RE: Your defensive schemes…
SUCK IT NERDS.
– Yao picks up his fourth trying to draw a charge on a Lamar Odom fastbreak dunk attempt.
– Chuck Hayes with the back tap! Luis Scola with the hook shot. Rockets basketball!
– Artest seems to be alternating poorly selected made threes with wide open made threes. He’s got 26 to Kobe’s 30.
– Chuck Hayes does a nice job of showing on the Kobe double team to discombobulate the Lakers’ flow. Lakers come back and get a 24 second violation. PLAYOFFS!
– Chuck Hayes does a poor job of getting caught snakebiting Derek Fisher on a rainbow three.
– Good flurry from Lamar Odom: he flashes across the paint in the triangle for a layup, and then takes advantage of a 2-for-1 opportunity by getting to the line very late in the quarter.

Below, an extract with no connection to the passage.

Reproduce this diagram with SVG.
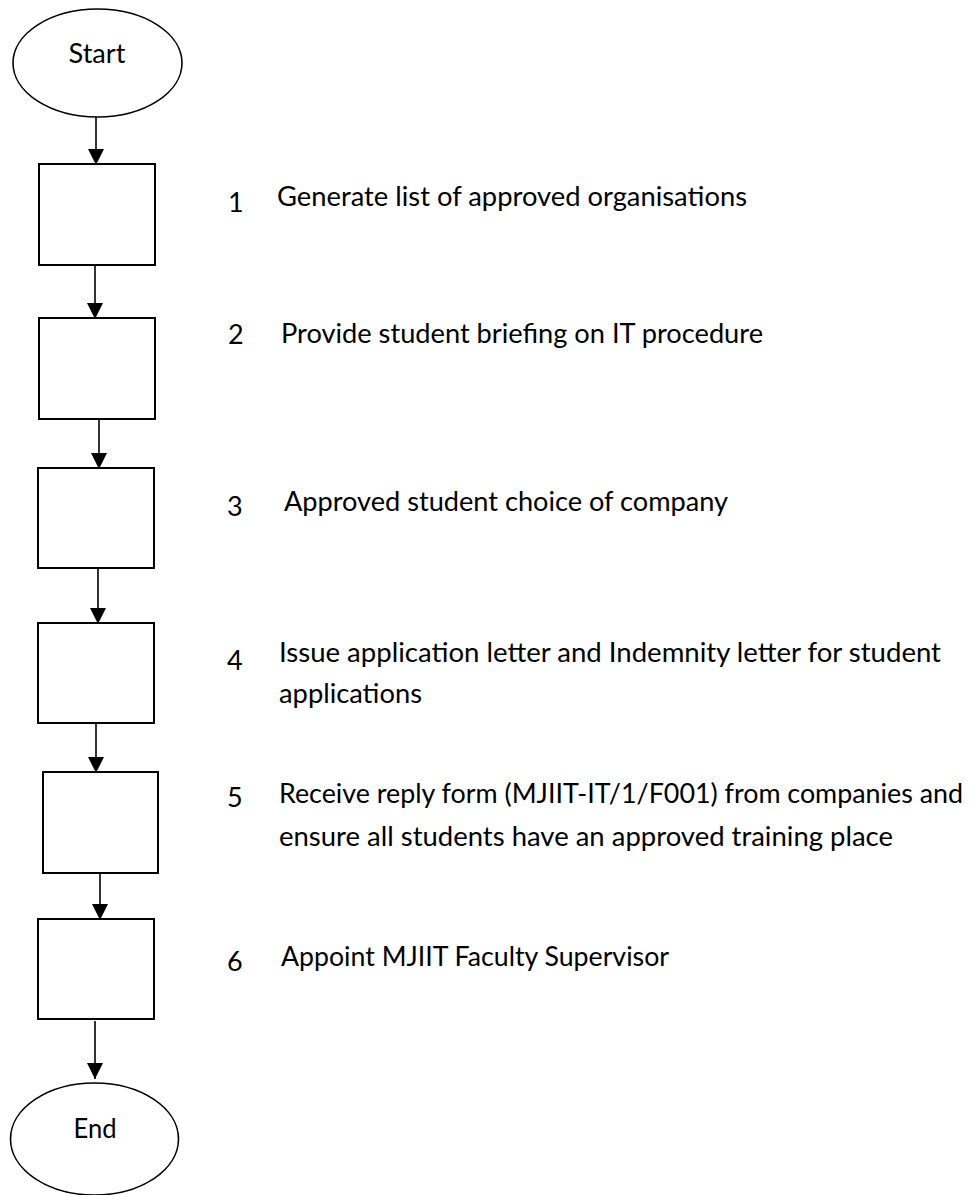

– Luke Walton and Luis Scola get into it. The crowd seems to be sensing a fight. Why, I’m not quite sure. Luke Walton and Luis Scola will get into a legitimate fight when I’m a green mermaid living in an underwater strawberry mcmansion somewhere off the coast of Iceland. Perhaps in an effort to restore some semblance of manhood into the proceedings, Derek Fisher flattens Luis Scola with a pancake screen, or something similar that made me use the words “pancake screen”. Fisher’s ejected, but not before receiving a few fives from teammates. More importantly, Scola drains the pair to bring it back to single digits. Myles Brown offers that Scola looks like Razor Ramon. I concur.
– Write it down: nobody double dribbles like Sasha Vujacic. Nobody. Not you. Not me. Not Zarko Caparkaba.

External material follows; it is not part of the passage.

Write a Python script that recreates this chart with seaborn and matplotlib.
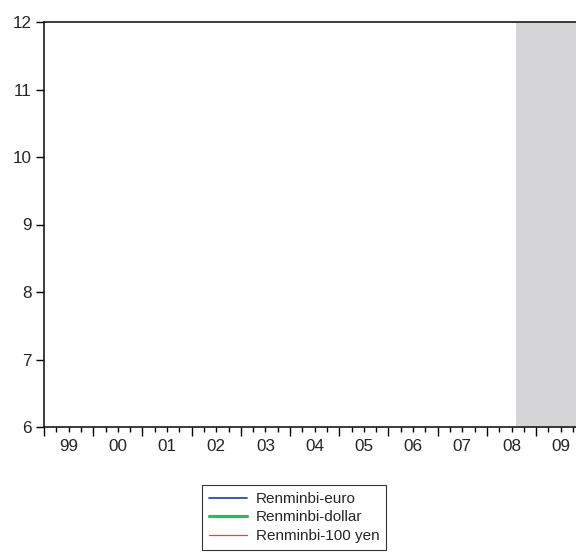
import matplotlib
matplotlib.use("Agg")
import matplotlib.pyplot as plt
import seaborn as sns
import numpy as np

# time axis (decimal years), series are empty in the visible window
x_start = 1999.0
x_end = 2009.81
years = list(range(1999, 2010))
year_labels = ["99", "00", "01", "02", "03", "04", "05", "06", "07", "08", "09"]
y_ticks = [6, 7, 8, 9, 10, 11, 12]

# recession / crisis shading
shade_start = 2008.59
shade_end = 2009.81

series_names = ["Renminbi-euro", "Renminbi-dollar", "Renminbi-100 yen"]
series_dates = [[], [], []]
series_values = [[], [], []]
series_colors = ["#2a4f9e", "#2cb865", "#e8403f"]
series_widths = [1.3, 2.3, 0.9]

sns.set_style("white")
plt.rcParams['font.family'] = ['Liberation Sans', 'DejaVu Sans']

fig = plt.figure(figsize=(5.76, 5.55), dpi=100)
ax = fig.add_axes([44 / 576, 1 - 427 / 555, 1 - 44 / 576, (427 - 22) / 555])

ax.axvspan(shade_start, shade_end, color="#d6d6d8", lw=0, zorder=0)

for name, d, v, c, w in zip(series_names, series_dates, series_values, series_colors, series_widths):
    ax.plot(d, v, color=c, lw=w, label=name)

ax.set_xlim(x_start, x_end)
ax.set_ylim(6, 12)

# major ticks at year boundaries, minor ticks at quarters, labels mid-year
ax.set_xticks(years)
ax.set_xticklabels([])
minor_pos = []
minor_lab = []
for y, lab in zip(years, year_labels):
    for q, t in zip([0.25, 0.5, 0.75], ["", lab, ""]):
        if y + q < x_end:
            minor_pos.append(y + q)
            minor_lab.append(t)
ax.set_xticks(minor_pos, minor=True)
ax.set_xticklabels(minor_lab, minor=True)

ax.set_yticks(y_ticks)

ax.tick_params(axis="x", which="major", direction="out", length=6.5, width=1, color="black", bottom=True)
ax.tick_params(axis="x", which="minor", direction="out", length=3.5, width=1, color="black",
               bottom=True, labelsize=12.3, pad=5)
ax.tick_params(axis="y", direction="out", length=6, width=1, color="black", left=True,
               labelsize=12.3, pad=3)

for s in ["left", "top", "bottom"]:
    ax.spines[s].set_visible(True)
    ax.spines[s].set_color("#1a1a1a")
    ax.spines[s].set_linewidth(1.2)
ax.spines["right"].set_visible(False)

leg = fig.legend(loc="upper center", bbox_to_anchor=(0.511, 1 - 485 / 555),
                 frameon=True, fancybox=False, fontsize=11, handlelength=2.5,
                 handletextpad=0.55, labelspacing=0.3, borderpad=0.45, borderaxespad=0)
leg.get_frame().set_edgecolor("black")
leg.get_frame().set_linewidth(0.8)

fig.savefig("out.png", dpi=100)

– Yao gets his 3rd and 4th (!) points on a late shot clock recovery putback of an errant Artest jumper. 88-81, Lakers. Rick Adelman is proud of his depth.
– Three straight careless Houston possession combined with a swarming Laker defense lead to two fastbreak layups for the Lakers and an 11 point lead.
– Ron Ron gets ejected after arguing about an elbow that Kobe threw at his throat on a box-out. Sure Kobe’s conniving, but getting testy about that was totally unnecessary.
– Kobe gets a tech for talking trash to Shane Battier after a made jumper. I see the tech translation as: “Can’t you just be happy you lulled one guy into getting ejected and lay off the fucking gravy?”
– Kobe goes off the glass to himself on a layup. Kobe Bryant: salting wounds since 1996. Me? I find the footwork impressive. Bean exits with 40, King Cobra, if you will.
– Purple and gold confetti.
– Derek Fisher analyzed his ejection well enough to prove that he should be an analyst some day.
– Yao learned the word “split”. Yao also asserted that he thought I wanted him to get into foul trouble again. Communication is a bitch.
– Kobe is excited it’s a physical and emotional series.